Tuesday, November 8, 2011

Changing approach to Total Joint Replacements

It really started when I heard that a couple of buddies from high school were discussing their total knee replacements.  David "Tree" Birkholz was a standout basketball player at my high school and Hank Evans and I played football together there.

I've not really seen much of either of them since so it seems like they should still be in their 20's.   I just can't think of them as 57 and 56 and having a surgery that most people think is only for senior citizens.   Goodness, they're both younger than me!
I had my first knee surgery in 1972 and met my first physical therapist, Ray Patterson, when I was sent for rehab.   As I have done numerous times since then, Dr. Patterson asked me what my major was.

At that time, as a college sophomore, it was Wildlife Biology.  I thought that meant you got to hunt and fish all the time (two activities which are surprisingly absent from my adult life considering that I had a gun, rod, or bow in my hand from age 6 to 22).  But I had discovered that jobs were few and far between in that field so I was looking around for a new career.
As odd as it sounds, I was trying to decide whether to be a football coach or a doctor.   Ray Patterson, in his wisdom, replied "great...you're going to be a physical therapist.  It's the perfect marriage of both of those."

Lo and behold, he was right.  That knee injury has given me a career that I have loved and which certainly seems to have been a good fit for the gifts I was given. 
Since then, Dr. Ken Bell of Maryville Orthopedic Clinic has operated on both of my knees and has kept me quite active but due to no small amount of abuse, I don't have the healthiest knee joints around.  It really isn't a question of "if" I will have to have my knees replaced.  It's "when."

Total Rehabilitation employee, Alcoa High Head Athletic Trainer, and unofficial daughter Peggy Bratt had her right knee replaced at age 41.   She went from struggling to run on the field to take care of one of her athletes to half-court basketball and an essentially pain-free knee.  
So I talked to Dr. Bell and here's what he told me.   He said they're replacing knees and hips in people that are younger and younger.   That they're getting better long term results than any of us dreamed possible.  (Dr. Bell, who has a total hip replacement, is an aggressive mountain biker--I know--I often chase him down a rocky hill that he rides easily and I white-knuckle all the way down.)  
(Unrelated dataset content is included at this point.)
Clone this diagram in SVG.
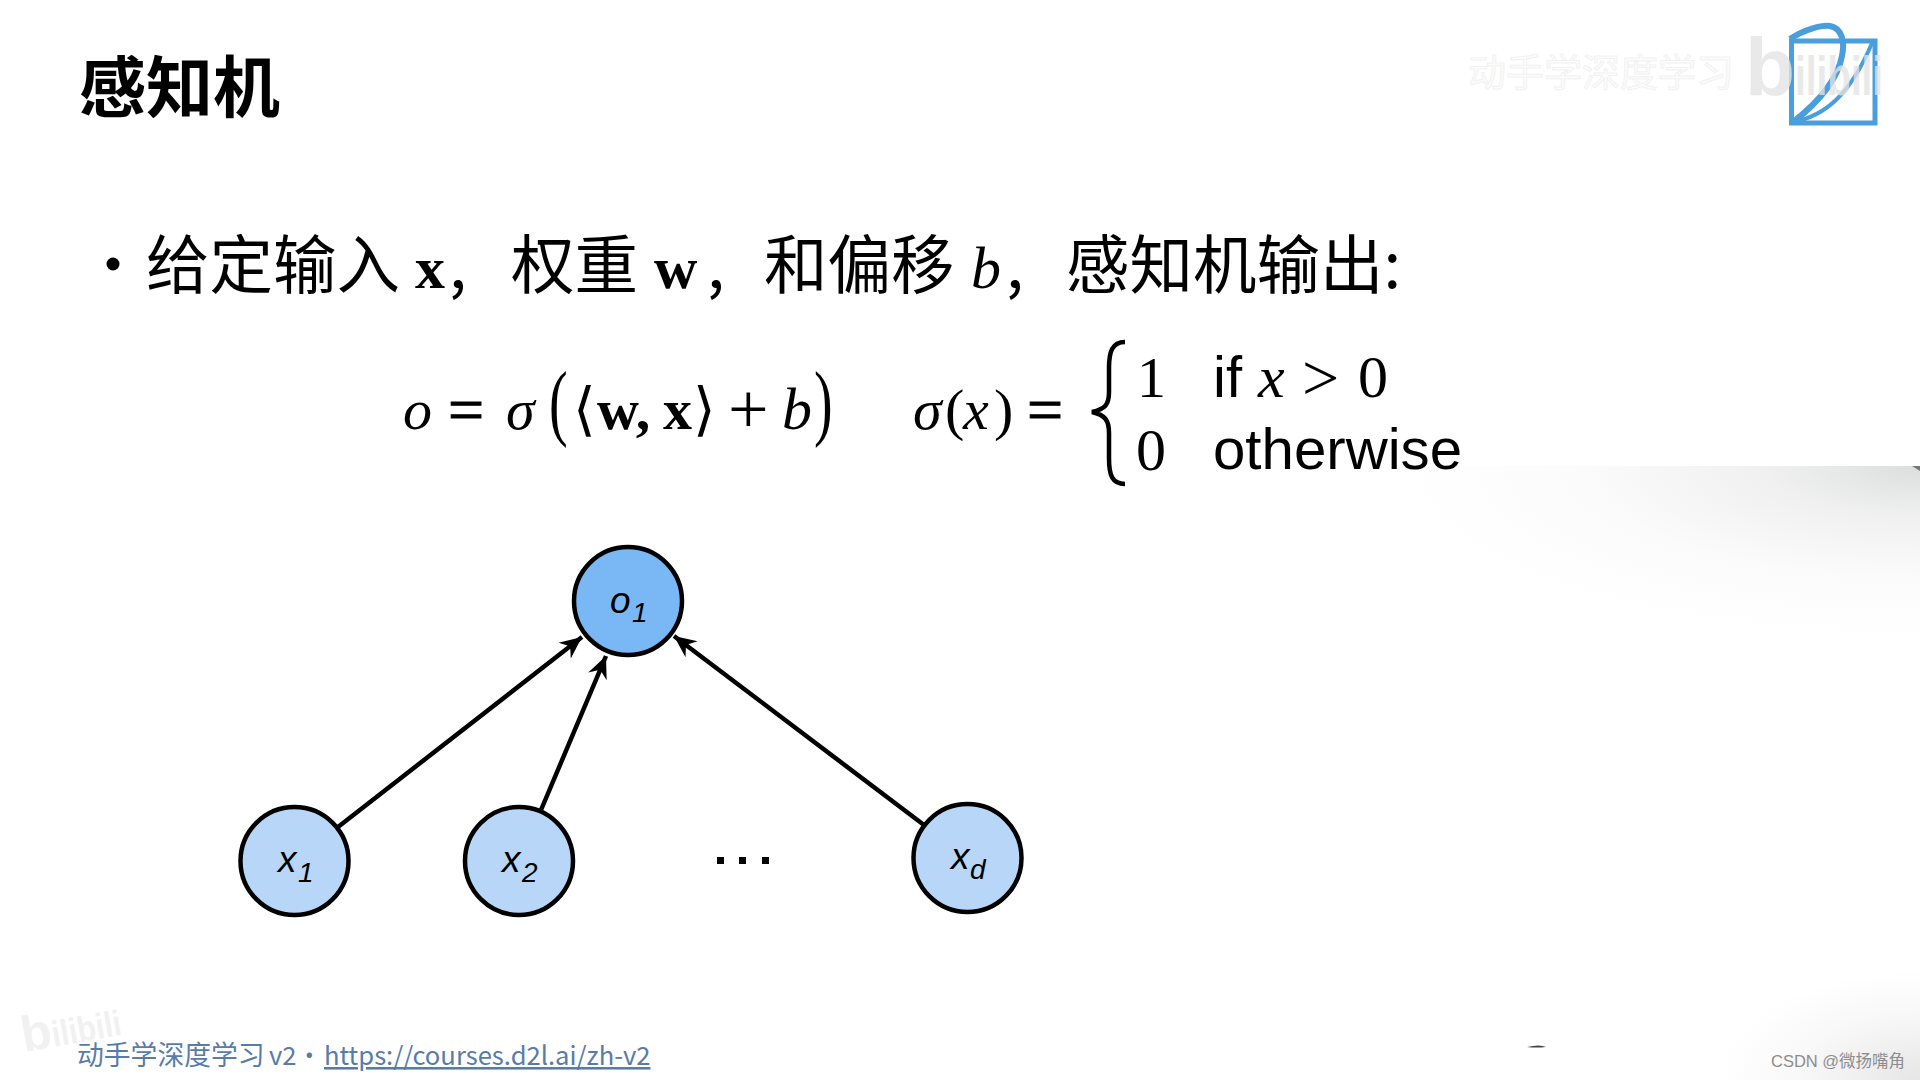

He attributes most of those advances to the improvement in materials that they are using.  He said that the materials being used now are more than ten times more durable than materials used as recently as 10 years ago.   And the prediction on those older models was that they would last 20+ years.  10 times better than they used to be and the older models would last at least 20...hmmm...you can do the math on that one.
Folks that avoided joint replacement surgery in fear of having to have it again in 20 years really don't have much to fear.  We don't know exactly how long these things will last but it isn't likely that you will wear it out any time soon.

So instead of putting off getting joint replacement surgery as long as you can, maybe you should consider it if your joint pain is affecting your lifestyle. In other words, if you can't do the things that you want to do, joint replacement surgery might just let you get back to the things you love.
I'm not scheduling knee surgery any time soon but it's good to know that when the time comes, the prospects are good.

1 comment:

  1. I suspect that we all will succumb to the replacement therapy if we are active enough...thanks for the info Joe.